As the story unfolds and the truth emerges little by little, every loving, responsible person shudders at the thought of something like this happening to any child – particularly one of their own.

I’m fascinated by the actual details of the discovery of these girls and their rescue. It seems from one report that a neighbor passing by the house heard the cry for help from one of the girls who had managed to wedge a door open far enough to cry out and be heard. Obviously, once she was discovered, it didn’t take long for things to develop rapidly.

I’ve often reflected on how rewarding it might be to have been directly involved in a rescue operation like this. In this case, the girls who were found and freed will probably forever remember with gratitude those who first came to the scene and became the answer to their prayers.

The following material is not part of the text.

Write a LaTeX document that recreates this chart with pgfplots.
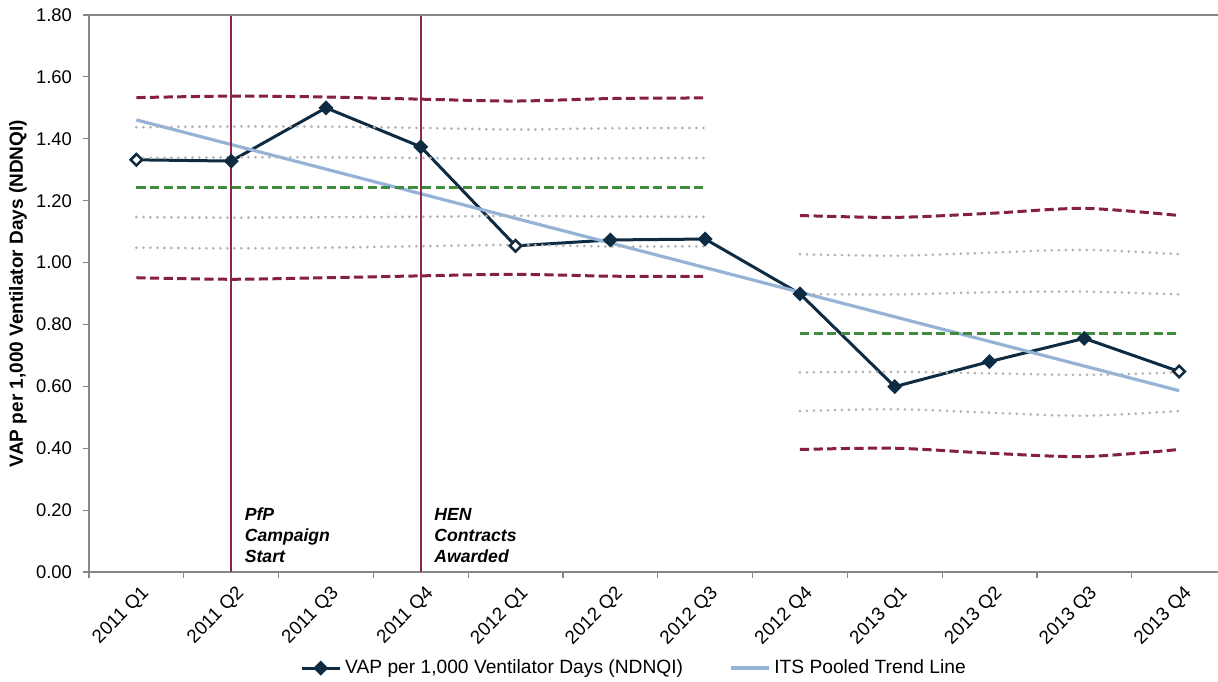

A couple of years ago while doing my daily Bible reading I came across Psalm 107. It was one that I had not read in quite some time.  Even though it is a lengthy, ancient Psalm it speaks of the reality that behind every human rescue operation we find the hand of God.  He is the one who reaches down from heaven personally and rescues us humans who have gotten into trouble and distress.

If you look at the Psalm you will find four stanzas. Each one speaks of feats men and women have attempted through the ages. In each of the cases, people have fallen onto hard times – some through rebellion or foolishness, and others due to the natural consequences of life. In each case, when they cry to the Lord in their distress, He is there to rescue and lift them to a place of safety, security and blessing.

In reflection, I see that God has been the Great Rescuer in my own life – reaching down to bring me out of despair, even when I wasn’t fully awake to my lost-ness, but just cried out to Him for help.

When we hear stories such as the one in Ohio, we somehow think that rescue is pretty rare. I think it’s actually much more common than we realize. God’s been rescuing people for a long, long time. Of course, He uses other people in the process, just as He sent His own Son Jesus to be the ultimate Rescuer of Mankind.

We all have a picture in our mind’s eye about a dream job we’d like to have. I think God actually sees rescuing people as His dream job. He’s an expert at it and has been doing it for a long, long time.  

When we take sides with the Almighty God we join His plan of helping in His rescue operation for the precious souls of others. We may not always see as dramatic results as the story of these girls in Cleveland, but we can be sure we’re following the One who will come to the rescue when people cry out to Him from the heart.